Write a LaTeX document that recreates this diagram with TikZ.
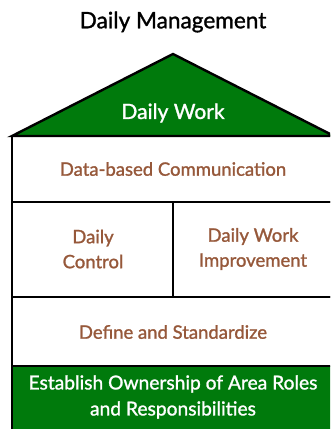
\documentclass[tikz,border=0pt]{standalone}
\usepackage{fontspec}
\setmainfont{Lato}
\newfontfamily\housefont{Lato}[FakeBold=1.3]
\definecolor{housegreen}{RGB}{0,122,12}
\definecolor{labelbrown}{RGB}{150,88,58}
\begin{document}
\begin{tikzpicture}[x=1pt, y=-1pt, line width=2.4pt,
    brownlabel/.style={text=labelbrown, font=\housefont\fontsize{18.5}{25}\selectfont, align=center},
    whitelabel/.style={text=white, font=\housefont\fontsize{19.2}{26}\selectfont, align=center}]
    \useasboundingbox (0,0) rectangle (330,429);
    \clip (0,0) rectangle (330,429);

    % roof and foundation
    \draw[fill=housegreen] (12,136) -- (173,54) -- (334,136) -- cycle;
    \fill[housegreen] (12,366) rectangle (334,440);

    % floors
    \draw (12,136) rectangle (334,202);
    \draw (12,202) rectangle (334,297);
    \draw (173,202) -- (173,297);
    \draw (12,297) rectangle (334,366);
    \draw (12,366) -- (12,440);
    \draw (334,366) -- (334,440);

    \node[font=\housefont\fontsize{22.6}{25}\selectfont] (title) at (173,22) {Daily Management};
    \node[whitelabel, font=\housefont\fontsize{21}{26}\selectfont] (work) at (173,113) {Daily Work};
    \node[brownlabel] (comm) at (173,169) {Data-based Communication};
    \node[brownlabel] (control) at (93,249) {Daily\\Control};
    \node[brownlabel] (improve) at (253,249) {Daily Work\\Improvement};
    \node[brownlabel] (define) at (173,332) {Define and Standardize};
    \node[whitelabel] (owner) at (173,397) {Establish Ownership of Area Roles\\and Responsibilities};
\end{tikzpicture}
\end{document}
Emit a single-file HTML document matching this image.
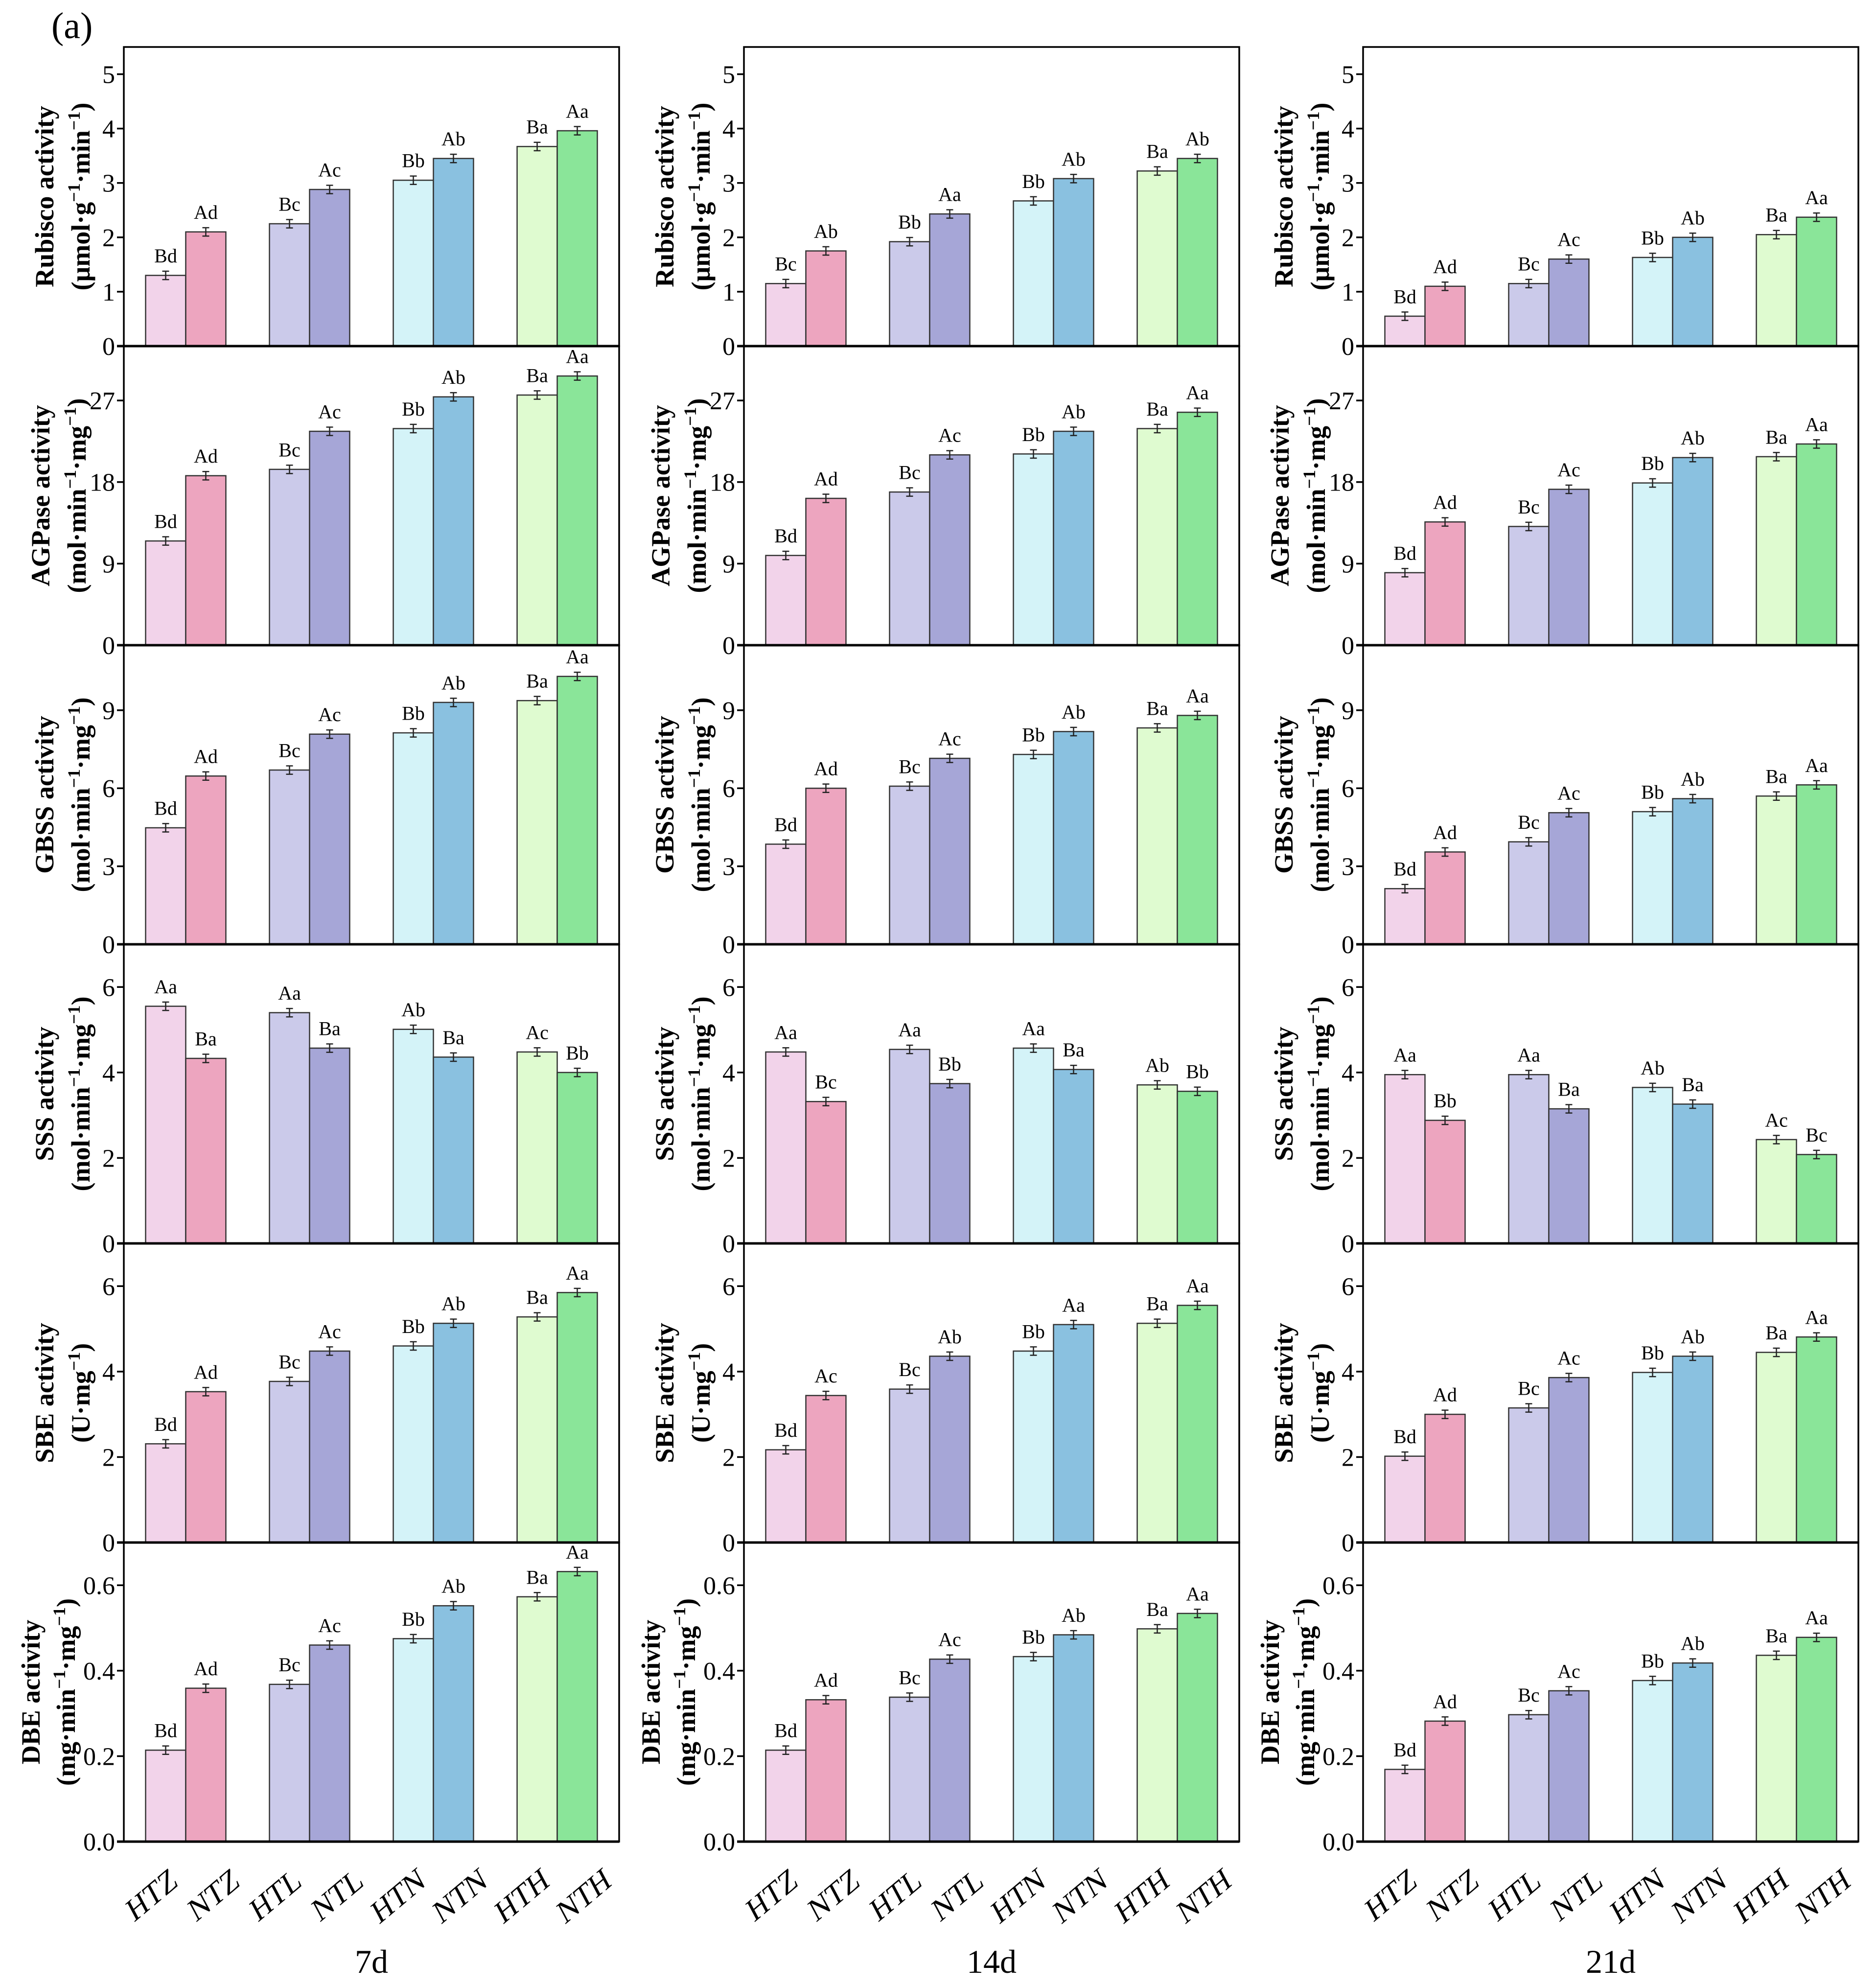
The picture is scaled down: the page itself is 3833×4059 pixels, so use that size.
<!DOCTYPE html>
<html><head><meta charset="utf-8"><style>
html,body{margin:0;padding:0;background:#fff}
svg{display:block}
svg text{font-family:"Liberation Serif","DejaVu Serif",serif}
</style></head><body>
<svg id="fig" width="3833" height="4059" viewBox="0 0 3833 4059" xmlns="http://www.w3.org/2000/svg" font-family="Liberation Serif, serif">
<text x="105" y="78" font-size="76" font-family="Liberation Serif, serif">(a)</text>
</svg>
<script>
const categories=["HTZ","NTZ","HTL","NTL","HTN","NTN","HTH","NTH"];
const days=["7d","14d","21d"];
const colors=["#f2d3ea","#eda5bf","#cbcaea","#a6a6d7","#d4f3f8","#8ac1e0","#dffbd0","#8ae599"];
const rubiscoVals=[[1.3,2.1,2.25,2.88,3.05,3.45,3.67,3.96],[1.15,1.75,1.92,2.43,2.67,3.08,3.22,3.45],[0.55,1.1,1.15,1.6,1.63,2.0,2.05,2.37]];
const agpaseVals=[[11.5,18.7,19.4,23.6,23.9,27.4,27.6,29.7],[9.9,16.2,16.9,21.0,21.1,23.6,23.9,25.7],[8.0,13.6,13.1,17.2,17.9,20.7,20.8,22.2]];
const gbssVals=[[4.48,6.47,6.7,8.08,8.13,9.3,9.37,10.3],[3.85,6.0,6.08,7.15,7.3,8.18,8.32,8.8],[2.14,3.55,3.94,5.06,5.1,5.6,5.7,6.13]];
const sssVals=[[5.55,4.33,5.4,4.57,5.01,4.36,4.48,4.0],[4.48,3.32,4.54,3.74,4.57,4.07,3.71,3.56],[3.95,2.88,3.95,3.15,3.65,3.26,2.43,2.08]];
const sbeVals=[[2.31,3.53,3.77,4.48,4.6,5.13,5.28,5.85],[2.17,3.44,3.59,4.36,4.48,5.1,5.13,5.55],[2.02,3.0,3.15,3.86,3.98,4.36,4.45,4.81]];
const dbeVals=[[0.214,0.359,0.368,0.46,0.475,0.552,0.573,0.632],[0.214,0.332,0.338,0.427,0.433,0.484,0.498,0.534],[0.169,0.282,0.297,0.353,0.377,0.418,0.436,0.478]];
const std=["Bd","Ad","Bc","Ac","Bb","Ab","Ba","Aa"];
const rubiscoLabels=[std,["Bc","Ab","Bb","Aa","Bb","Ab","Ba","Ab"],std];
const agpaseLabels=[std,std,std];
const gbssLabels=[std,std,std];
const sssLabels=[["Aa","Ba","Aa","Ba","Ab","Ba","Ac","Bb"],["Aa","Bc","Aa","Bb","Aa","Ba","Ab","Bb"],["Aa","Bb","Aa","Ba","Ab","Ba","Ac","Bc"]];
const sbeLabels=[std,["Bd","Ac","Bc","Ab","Bb","Aa","Ba","Aa"],std];
const dbeLabels=[std,std,std];
const rubiscoTicks=[0,1,2,3,4,5], agpaseTicks=[0,9,18,27], gbssTicks=[0,3,6,9], sssTicks=[0,2,4,6], sbeTicks=[0,2,4,6], dbeTicks=["0.0","0.2","0.4","0.6"];
const rows=[
 {key:"rubisco",vals:rubiscoVals,labs:rubiscoLabels,ticks:rubiscoTicks,max:5.5,o1:162,o2:88,t1:"Rubisco activity",t2:[["(μmol·g",""],["−1","s"],["·min",""],["−1","s"],[")",""]]},
 {key:"agpase",vals:agpaseVals,labs:agpaseLabels,ticks:agpaseTicks,max:33,o1:170,o2:96,t1:"AGPase activity",t2:[["(mol·min",""],["−1","s"],["·mg",""],["−1","s"],[")",""]]},
 {key:"gbss",vals:gbssVals,labs:gbssLabels,ticks:gbssTicks,max:11.5,o1:162,o2:88,t1:"GBSS activity",t2:[["(mol·min",""],["−1","s"],["·mg",""],["−1","s"],[")",""]]},
 {key:"sss",vals:sssVals,labs:sssLabels,ticks:sssTicks,max:7,o1:162,o2:88,t1:"SSS activity",t2:[["(mol·min",""],["−1","s"],["·mg",""],["−1","s"],[")",""]]},
 {key:"sbe",vals:sbeVals,labs:sbeLabels,ticks:sbeTicks,max:7,o1:162,o2:88,t1:"SBE activity",t2:[["(U·mg",""],["−1","s"],[")",""]]},
 {key:"dbe",vals:dbeVals,labs:dbeLabels,ticks:dbeTicks,max:0.7,o1:190,o2:118,t1:"DBE activity",t2:[["(mg·min",""],["−1","s"],["·mg",""],["−1","s"],[")",""]]}
];
const NS="http://www.w3.org/2000/svg";
const svg=document.getElementById("fig");
const FF="Liberation Serif, serif";
function mk(tag,attrs,parent){const e=document.createElementNS(NS,tag);for(const k in attrs)e.setAttribute(k,attrs[k]);if(tag==="text")e.setAttribute("font-family",FF);(parent||svg).appendChild(e);return e;}
const colL=[253,1520,2785], W=1012, top0=96, H=611;
for(let c=0;c<3;c++){
 const L=colL[c];
 rows.forEach((r,ri)=>{
  const T=top0+ri*H, B=T+H;
  const g=mk("g",{});
  
  
  const ys=v=>B-(v/r.max)*H;
  const gw=W/4, bw=gw*0.324;
  r.vals[c].forEach((v,i)=>{
   const grp=Math.floor(i/2), x0=L+(grp+0.5)*gw+(i%2===0?-bw:0);
   const rect=mk("rect",{x:x0,y:ys(v),width:bw,height:B-ys(v),fill:colors[i],stroke:"#333","stroke-width":2.5},g);
   
   
   const cx=x0+bw/2, e=r.max*0.014, y1=ys(v+e), y2=ys(v-e);
   mk("path",{d:`M${cx},${y1}V${y2}M${cx-7},${y1}H${cx+7}M${cx-7},${y2}H${cx+7}`,stroke:"#222","stroke-width":2.5,fill:"none"},g);
   const t=mk("text",{x:cx,y:y1-18,"font-size":40,"text-anchor":"middle"},g);
   t.textContent=r.labs[c][i];
   
   
  });
  const fr=mk("rect",{x:L,y:T,width:W,height:H,fill:"none",stroke:"#000","stroke-width":3.5},g);
  
  
  mk("line",{x1:L-14,x2:L+W,y1:B,y2:B,stroke:"#000","stroke-width":5},g);
  r.ticks.forEach(tv=>{
   const y=ys(parseFloat(tv));
   mk("line",{x1:L-14,x2:L,y1:y,y2:y,stroke:"#000","stroke-width":3.5},g);
   const t=mk("text",{x:L-18,y:y+18,"font-size":52,"text-anchor":"end"},g);
   t.textContent=tv;
   
   
  });
  const cy=T+H/2;
  const t1=mk("text",{x:0,y:0,"font-size":54,"font-weight":"bold","text-anchor":"middle",transform:`translate(${L-r.o1+18},${cy}) rotate(-90)`},g);
  t1.textContent=r.t1;
  
  
  const t2=mk("text",{x:0,y:0,"font-size":54,"font-weight":"bold","text-anchor":"middle",transform:`translate(${L-r.o2+18},${cy}) rotate(-90)`},g);
  
  
  r.t2.forEach(p=>{const s=mk("tspan",{},t2);s.textContent=p[0];if(p[1]==="s"){s.setAttribute("font-size","36");s.setAttribute("dy","-20");}else if(s.previousSibling&&s.previousSibling.getAttribute("dy")==="-20"){s.setAttribute("dy","20");}});
 });
 categories.forEach((cat,i)=>{
  const cx=L+(i+0.5)*W/8;
  const t=mk("text",{x:0,y:0,"font-size":62,"text-anchor":"end",transform:`translate(${cx+50},${3850}) rotate(-40) skewX(-12)`});
  t.textContent=cat;
  
  
 });
 const d=mk("text",{x:L+W/2,y:4030,"font-size":68,"text-anchor":"middle"});
 d.textContent=days[c];
 
 
}
</script>
</body></html>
☆ ☆ ☆ ☆ ☆ ☆ ☆
Return exactly what appears from the opening line of the material through the line with "Emit a single-file", apart from the pictures.

Write a LaTeX document that recreates this diagram with TikZ.
\documentclass[tikz,border=0pt]{standalone}
\usepackage{fontspec}
\setmainfont{Lato}
\newfontfamily\housefont{Lato}[FakeBold=1.3]
\definecolor{housegreen}{RGB}{0,122,12}
\definecolor{labelbrown}{RGB}{150,88,58}
\begin{document}
\begin{tikzpicture}[x=1pt, y=-1pt, line width=2.4pt,
    brownlabel/.style={text=labelbrown, font=\housefont\fontsize{18.5}{25}\selectfont, align=center},
    whitelabel/.style={text=white, font=\housefont\fontsize{19.2}{26}\selectfont, align=center}]
    \useasboundingbox (0,0) rectangle (330,429);
    \clip (0,0) rectangle (330,429);

    % roof and foundation
    \draw[fill=housegreen] (12,136) -- (173,54) -- (334,136) -- cycle;
    \fill[housegreen] (12,366) rectangle (334,440);

    % floors
    \draw (12,136) rectangle (334,202);
    \draw (12,202) rectangle (334,297);
    \draw (173,202) -- (173,297);
    \draw (12,297) rectangle (334,366);
    \draw (12,366) -- (12,440);
    \draw (334,366) -- (334,440);

    \node[font=\housefont\fontsize{22.6}{25}\selectfont] (title) at (173,22) {Daily Management};
    \node[whitelabel, font=\housefont\fontsize{21}{26}\selectfont] (work) at (173,113) {Daily Work};
    \node[brownlabel] (comm) at (173,169) {Data-based Communication};
    \node[brownlabel] (control) at (93,249) {Daily\\Control};
    \node[brownlabel] (improve) at (253,249) {Daily Work\\Improvement};
    \node[brownlabel] (define) at (173,332) {Define and Standardize};
    \node[whitelabel] (owner) at (173,397) {Establish Ownership of Area Roles\\and Responsibilities};
\end{tikzpicture}
\end{document}
Emit a single-file HTML document matching this image.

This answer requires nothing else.